FLORENCE, Colo. (KRDO) -- A commitment of transparency came from the Florence City Council on Tuesday regarding its saga with its fired manager, who is accused of repeatedly coercing his female employees for sex at city hall.
Mike Patterson is facing felony stalking and an unlawful sexual contact charge related to his alleged behavior with his employees at city hall.
The council agreed to finally address the termination and employment of Mike Patterson by releasing a statement by Friday afternoon following months of silence and mounting pressure from residents and 13 Investigates.

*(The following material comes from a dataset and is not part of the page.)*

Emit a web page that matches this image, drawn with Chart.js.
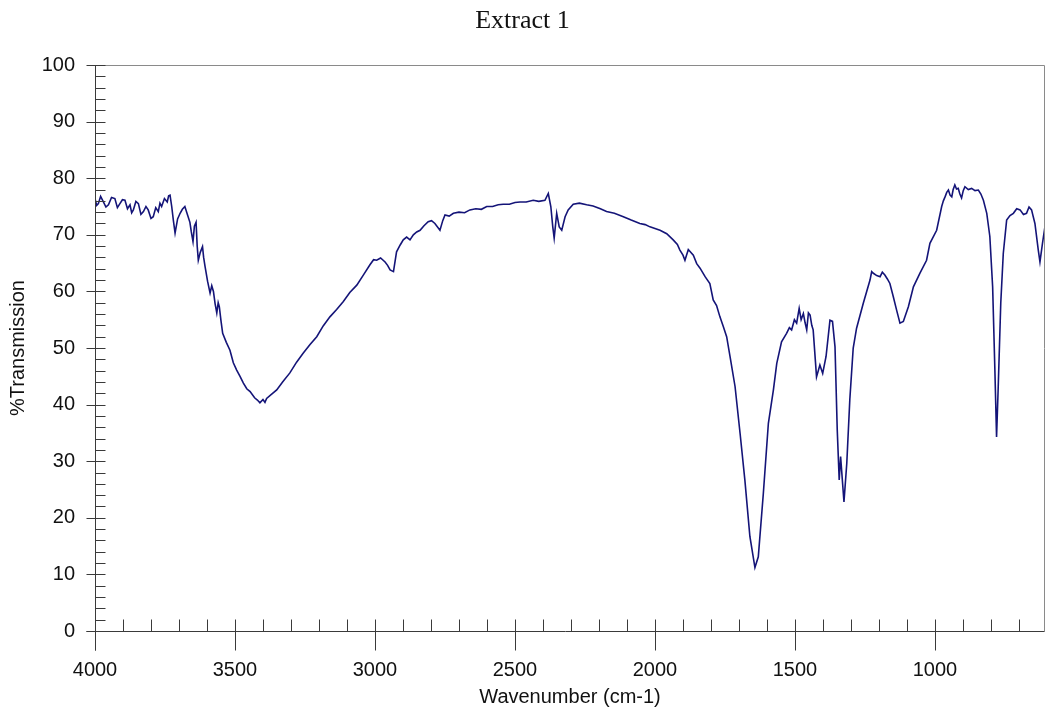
<!DOCTYPE html>
<html>
<head>
<meta charset="utf-8">
<script src="https://cdn.jsdelivr.net/npm/chart.js@4/dist/chart.umd.min.js"></script>
<style>
html,body{margin:0;padding:0;background:#fff;}
canvas{display:block;}
</style>
</head>
<body>
<canvas id="c" width="1047" height="713"></canvas>
<script>
// ---- data ----
const wavenumbers = [
  4000,3994,3988,3980,3970,3961,3952,3941,3929,3920,3911,3902,3893,3884,3875,3869,3863,3854,3845,3836,
  3827,3818,3810,3800,3792,3783,3774,3768,3762,3752,3742,3737,3732,3726,3720,3714,3705,3696,3688,3679,
  3670,3661,3656,3650,3645,3639,3635,3631,3624,3616,3612,3607,3598,3589,3583,3577,3571,3565,3560,3556,
  3550,3544,3531,3518,3506,3494,3482,3470,3458,3446,3430,3420,3411,3400,3393,3387,3370,3351,3330,3304,
  3280,3256,3232,3208,3185,3161,3137,3113,3090,3065,3040,3018,3005,2994,2980,2964,2955,2946,2934,2923,
  2910,2899,2887,2875,2863,2851,2839,2825,2810,2798,2786,2768,2758,2750,2735,2720,2700,2680,2661,2640,
  2620,2601,2580,2560,2542,2520,2500,2482,2460,2435,2415,2393,2381,2372,2365,2360,2351,2342,2333,2321,
  2310,2292,2270,2244,2221,2195,2173,2145,2113,2085,2054,2035,2018,1982,1958,1935,1920,1911,1900,1893,
  1881,1863,1851,1839,1821,1804,1792,1780,1768,1756,1744,1732,1714,1696,1679,1661,1643,1631,1613,1595,
  1577,1565,1548,1530,1520,1512,1502,1494,1485,1478,1470,1464,1458,1452,1446,1440,1435,1423,1411,1401,
  1389,1375,1366,1357,1349,1342,1337,1325,1315,1304,1292,1280,1256,1232,1226,1220,1208,1196,1188,1179,
  1170,1161,1149,1137,1125,1113,1095,1077,1054,1030,1018,994,976,970,964,958,952,946,940,935,
  929,923,917,911,905,899,893,881,869,857,845,836,827,815,804,794,786,780,774,765,
  756,744,732,720,708,696,684,673,664,655,643,631,625,616,607
];
const transmission = [
  76.4,75.2,75.5,76.8,75.8,74.9,75.3,76.6,76.4,74.8,75.5,76.2,76.1,74.6,75.3,73.9,74.4,75.9,75.5,73.6,
  74.1,75.0,74.4,72.9,73.2,74.8,74.1,75.6,75.0,76.4,75.8,76.9,77.0,75.0,72.5,70.3,72.8,73.8,74.5,75.0,
  73.6,72.2,70.5,68.8,71.5,72.2,68.0,65.5,66.9,67.9,66.0,64.4,61.8,59.7,61.0,60.0,57.8,56.2,58.0,57.3,
  54.8,52.6,51.0,49.6,47.4,46.1,45.0,43.8,42.8,42.3,41.2,40.8,40.3,40.9,40.4,41.1,41.8,42.6,44.0,45.6,
  47.5,49.1,50.6,52.0,53.9,55.5,56.8,58.2,59.8,61.1,63.0,64.7,65.6,65.5,65.9,65.2,64.6,63.8,63.5,67.0,
  68.2,69.1,69.6,69.1,70.0,70.5,70.8,71.6,72.3,72.5,72.0,70.8,72.5,73.5,73.3,73.8,74.0,73.9,74.4,74.6,
  74.5,75.0,75.0,75.3,75.4,75.4,75.7,75.8,75.8,76.1,75.9,76.1,77.3,75.0,71.4,69.4,73.8,71.4,70.8,73.2,
  74.4,75.4,75.6,75.3,75.1,74.6,74.1,73.8,73.2,72.6,72.0,71.8,71.4,70.8,70.2,69.1,68.3,67.3,66.4,65.5,
  67.4,66.4,64.9,64.1,62.6,61.4,58.5,57.5,55.5,53.8,52.0,48.5,43.2,34.9,26.7,16.7,11.2,13.1,24.3,36.7,
  42.6,47.3,51.1,52.6,53.6,53.2,55.0,54.4,57.0,55.0,56.1,54.5,53.2,56.2,55.8,54.0,53.2,44.9,47.0,45.5,
  48.5,54.9,54.7,50.2,35.5,26.7,30.8,22.8,29.6,41.0,50.0,53.5,57.9,62.0,63.5,63.2,62.8,62.6,63.4,62.9,
  62.2,61.4,59.1,56.7,54.4,54.7,57.3,60.8,63.2,65.5,68.5,70.8,75.0,76.0,76.7,77.5,77.9,77.0,76.7,78.0,
  78.8,78.1,78.2,77.2,76.5,77.8,78.5,78.0,78.2,77.8,77.9,77.2,76.1,73.8,69.7,60.8,46.1,34.3,43.2,57.9,
  66.7,72.6,73.4,73.8,74.6,74.4,73.6,73.8,74.9,74.4,72.0,67.3,65.2,68.5,71.5
];
const xTickLabels = [4000,3500,3000,2500,2000,1500,1000];
const yTickLabels = [0,10,20,30,40,50,60,70,80,90,100];
const xMinorTicks = [3900,3800,3700,3600,3400,3300,3200,3100,2900,2800,2700,2600,2400,2300,2200,2100,1900,1800,1700,1600,1400,1300,1200,1100,900,800,700];
const yMinorTicks = [2,4,6,8,12,14,16,18,22,24,26,28,32,34,36,38,42,44,46,48,52,54,56,58,62,64,66,68,72,74,76,78,82,84,86,88,92,94,96,98];

const points = wavenumbers.map((w,i)=>({x:w, y:transmission[i]}));

const FONT = "'Liberation Sans', Arial, sans-serif";

const frameAndTicks = {
  id:'frameAndTicks',
  afterDraw(chart){
    const ctx = chart.ctx;
    const xs = chart.scales.x, ys = chart.scales.y;
    const L = Math.round(xs.left)+0.5, R = Math.round(xs.right)-0.5;
    const T = Math.round(ys.top)+0.5, B = Math.round(ys.bottom)+0.5;
    ctx.save();
    ctx.lineWidth = 1;
    ctx.strokeStyle = '#8a8a8a';
    ctx.beginPath();
    ctx.moveTo(L, T); ctx.lineTo(R, T);
    ctx.moveTo(R, T); ctx.lineTo(R, B);
    ctx.stroke();
    ctx.strokeStyle = '#3a3a3a';
    ctx.beginPath();
    ctx.moveTo(L, T); ctx.lineTo(L, B+19);
    ctx.moveTo(L-9, B); ctx.lineTo(R, B);
    yTickLabels.forEach(v=>{ const y=Math.round(ys.getPixelForValue(v))+0.5; ctx.moveTo(L-9,y); ctx.lineTo(L+10,y); });
    yMinorTicks.forEach(v=>{ const y=Math.round(ys.getPixelForValue(v))+0.5; ctx.moveTo(L,y); ctx.lineTo(L+10,y); });
    xTickLabels.forEach(v=>{ const x=Math.round(xs.getPixelForValue(v))+0.5; ctx.moveTo(x,B-12); ctx.lineTo(x,B+19); });
    xMinorTicks.forEach(v=>{ const x=Math.round(xs.getPixelForValue(v))+0.5; ctx.moveTo(x,B-12); ctx.lineTo(x,B); });
    ctx.stroke();
    ctx.restore();
  }
};

new Chart(document.getElementById('c'), {
  type:'line',
  data:{
    datasets:[{
      data: points,
      borderColor:'#141478',
      borderWidth:1.6,
      pointRadius:0,
      tension:0,
      fill:false
    }]
  },
  options:{
    responsive:false,
    animation:false,
    layout:{padding:{left:0,right:2,top:0,bottom:0}},
    plugins:{
      legend:{display:false},
      tooltip:{enabled:false},
      title:{
        display:true,
        text:'Extract 1',
        color:'#111',
        font:{family:"'Liberation Serif','Times New Roman',serif", size:26, weight:'normal', lineHeight:1.2},
        padding:{top:6,bottom:27.8}
      }
    },
    scales:{
      x:{
        type:'linear',
        reverse:true,
        min:607, max:4000,
        afterFit(s){ s.height = 82; },
        afterBuildTicks(s){ s.ticks = xTickLabels.map(v=>({value:v})); },
        grid:{display:false, drawTicks:false},
        border:{display:false},
        ticks:{color:'#111', padding:27, maxRotation:0, autoSkip:false, font:{family:FONT,size:20},
               callback:(v)=>String(v)},
        title:{display:true, text:'Wavenumber (cm-1)', color:'#111', padding:{top:0,bottom:4}, font:{family:FONT,size:20}}
      },
      y:{
        type:'linear',
        min:0, max:100,
        afterFit(s){ s.width = 95; },
        afterBuildTicks(s){ s.ticks = yTickLabels.map(v=>({value:v})); },
        grid:{display:false, drawTicks:false},
        border:{display:false},
        ticks:{color:'#111', padding:20, font:{family:FONT,size:20}, callback:(v)=>String(v)},
        title:{display:true, text:'%Transmission', color:'#111', padding:{top:6,bottom:0}, font:{family:FONT,size:20}}
      }
    }
  },
  plugins:[frameAndTicks]
});
</script>
</body>
</html>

"It's been 140 days since the former city manager's termination on august the 31st of 2021. This is what I have heard at coffee chats from some of you and some of your staff. No comment. We need to move forward. We can't change the past," Florence resident Tim Jordan said during public comment.
Over the last few months, 13 Investigates has spoken with several frustrated Florence residents who can't seem to get answers about the now-fired city manager.
"If you're being silent -- this silent with us the public -- are you this silent with the victims? Staying silent reads that it's okay and acceptable. What you refuse to say has just as much of an impact than what you do say. How and when will the city of Florence move forward with the assurances that this won't happen again -- or will the city of Florence simply hit the repeat button and stay on silence?" Jordan asked.
"I think our silence is doing more harm than good," Councilman Melissa Hardy said.
Hardy explained the council's silence on the city manager allegations before putting forward a motion for the council to release a statement about Patterson's termination and employment.
"We aren't saying no comment to protect any political careers or protect any bad actors that might have been in our city. We are doing it because we are called to be fiduciary's for the city," Hardy explained.
In August, Patterson was quietly fired by the council and then arrested in November.
Records show a lawsuit filed by a former clerk was settled in 2019, accusing Patterson of frequent sexual harassment.
"I think that it is our responsibility that the citizens hear from us what's happening in their city and not from a news organization even though I believe in a free press," Hardy said.
The council held three executive sessions on Tuesday night, including two about personnel issues. The elected officials had no comment on what they discussed.